Netflix and chill
‘Set It Up’ is the streaming giant’s bid for a rom-com resurrection
Zoey Deutch and Glen Powell in “Set It Up”
It’s been a sad millennium for the romantic comedy.
For nearly two decades, the rom-com has degraded to the raunch-com, suffering a steep slide into crass slapstick that’s devoid of wit, heart, or longing. The occasional Nancy Meyers charmer or underseen indie aside, the genre is a pale, pitiful imitation of the 1990s Golden Age that writer/director Nora Ephron defined (“Sleepless In Seattle,” “You’ve Got Mail”).
Enter Netflix, which serves up “Set It Up,” a clever take on the classic meet-cute. Zoey Deutch (“Why Him?”) and Glen Powell (“Hidden Figures”) play Harper and Charlie, two executive assistants who toil 24/7 for workaholic New York City corporate elites (Lucy Liu and Taye Diggs).
With non-existent personal lives, the duo conspires various matchmaking schemes for their bosses, hoping a romance between the two will finally give them some free time of their own.
Banter-filled comedy ensues, at times in meta levels (Harper and Charlie use rom-com tropes as part of their strategy), but even as they succeed with small victories, the inevitable becomes apparent: Maybe the bosses aren’t really the ones who should be together.

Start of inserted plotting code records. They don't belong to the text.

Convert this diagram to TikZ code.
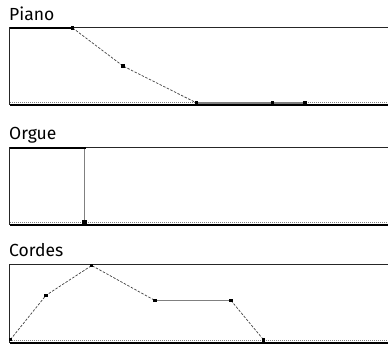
\documentclass[tikz,border=0pt]{standalone}
\usepackage{fontspec}
\setmainfont{Fira Sans}
\usetikzlibrary{positioning}
\tikzset{
  frame/.style={line width=1.3pt, black!85},
  base/.style={line width=2pt, black},
  floor/.style={gray, densely dotted, line width=1pt},
  hold/.style={line width=2.6pt, black},
  ramp/.style={dash pattern=on 2.5pt off 1.5pt, line width=0.7pt, black!75},
  flat/.style={line width=1.5pt, gray},
  knot/.style={fill=black, inner sep=0pt, minimum size=3.5pt},
  title/.style={anchor=base west, inner sep=0pt, font=\fontsize{17.5}{20}\selectfont}
}

\begin{document}
\begin{tikzpicture}[x=1pt, y=-1pt]
  \useasboundingbox (0,0) rectangle (388,345);
  % frames: top, left, dotted floor, bottom
  \foreach \t/\b in {27.5/105, 147.5/224.5, 264.5/342.5} {
    \draw[floor] (10,\b-2.5) -- (388,\b-2.5);
    \draw[frame] (388,\t) -- (9.5,\t) -- (9.5,\b);
    \draw[base] (9.5,\b) -- (388,\b);
  }
  % titles
  \node[title] (piano) at (9,20.5) {Piano};
  \node[title] (orgue) at (9,139.5) {Orgue};
  \node[title] (cordes) at (9,256.8) {Cordes};

  % Piano envelope
  \coordinate (p0) at (10,28);
  \coordinate (p1) at (72.7,28);
  \coordinate (p2) at (123,66);
  \coordinate (p3) at (196.7,103);
  \coordinate (p4) at (272.7,103);
  \coordinate (p5) at (305,103);
  \draw[hold] (p0) -- (p1);
  \draw[ramp] (p1) -- (p2) -- (p3);
  \draw[flat] (p3) -- (p4) -- (p5);
  \foreach \c in {p1,p2,p3,p4,p5}
    \node[knot] (k-\c) at (\c) {};

  % Orgue envelope
  \coordinate (o0) at (9.5,148);
  \coordinate (o1) at (84.7,148);
  \coordinate (o2) at (84.7,222.5);
  \draw[hold] (o0) -- (o1);
  \draw[flat, line width=1.2pt] (o1) -- (o2);
  \node[knot, minimum size=2.5pt] (k-o1) at (o1) {};
  \node[knot, minimum size=4.5pt] (k-o2) at (o2) {};

  % Cordes envelope
  \coordinate (c0) at (10.5,339.5);
  \coordinate (c1) at (46,295.3);
  \coordinate (c2) at (91.7,265.5);
  \coordinate (c3) at (155,300.5);
  \coordinate (c4) at (231,300.5);
  \coordinate (c5) at (263.7,340);
  \draw[ramp] (c0) -- (c1) -- (c2) -- (c3);
  \draw[flat] (c3) -- (c4);
  \draw[ramp] (c4) -- (c5);
  \foreach \c in {c0,c1,c2,c3,c4,c5}
    \node[knot] (k-\c) at (\c) {};
\end{tikzpicture}
\end{document}
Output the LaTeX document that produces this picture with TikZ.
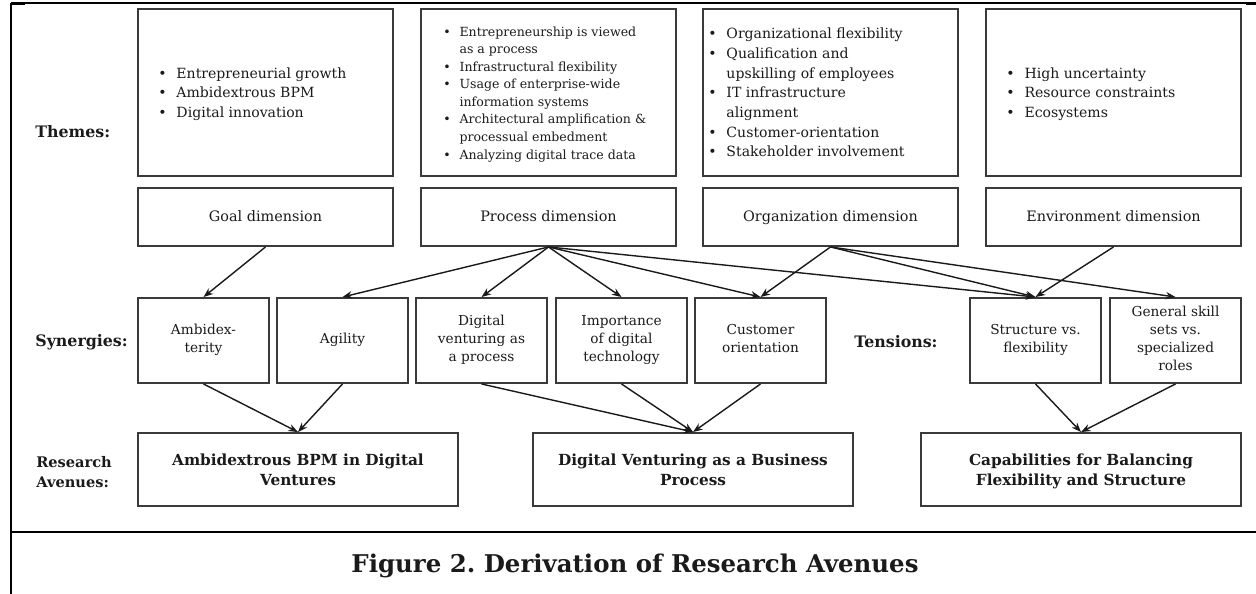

The initial stretch is little more than a glorified TV effort, more winking than sophisticated, but the cast has fun with the contrived mechanics. Then, as the leads start to loosen up and the script adds some interesting thematic nuances—like how the idea of manipulating relationships, even with good intentions, can backfire with unintended consequences—this plot machine creates interesting moral conflicts that raise the stakes.
Deutch and Powell aren’t going to make people forget Meg Ryan and Tom Hanks anytime soon, but the pair’s charms gradually evolve from playfully quirky to a tangible, tender chemistry.
Director Claire Scanlon (TV’s “The Office” and “The Last Man On Earth”) and Katie Silberman’s script follow Ephron’s well-established template, even as they add doses of risque blue humor, from occasional sexual sight gags to surprising C-word level coarse language. The crutch of intermittent raunch feels out of place in an otherwise decidedly old-fashioned tone.
Scanlon knows how to capture a sense of place, too (another Ephron skill), showcasing the NYC landscape while also orchestrating a sense of tight-knit community, like the camaraderie shared in the Yankee’s cheap seats. It all flows with romanticized whimsy.
Her use of Motown pop/R&B standards can’t be under-estimated, either—a key aesthetic that gives contemporary shenanigans an air of starry-eyed timelessness. Laura Karpman’s plucky compositions also augment Scanlon’s homage to Ephron.
The ultimate test, though, is if the story effectively pulls at the heartstrings when it matters most. And it does, saving the best scripted sentiments for the moment of truth. Far better than mawkish greeting card platitudes, Harper and Charlie express humble, heartfelt confessions, the kind that helped make Hanks and Ryan icons.
It’s cute. It’s fluffy. It’s adorbs. “Set It Up” aspires to be the kind of rom-com we need again and, especially at the end (when it counts), it totally is.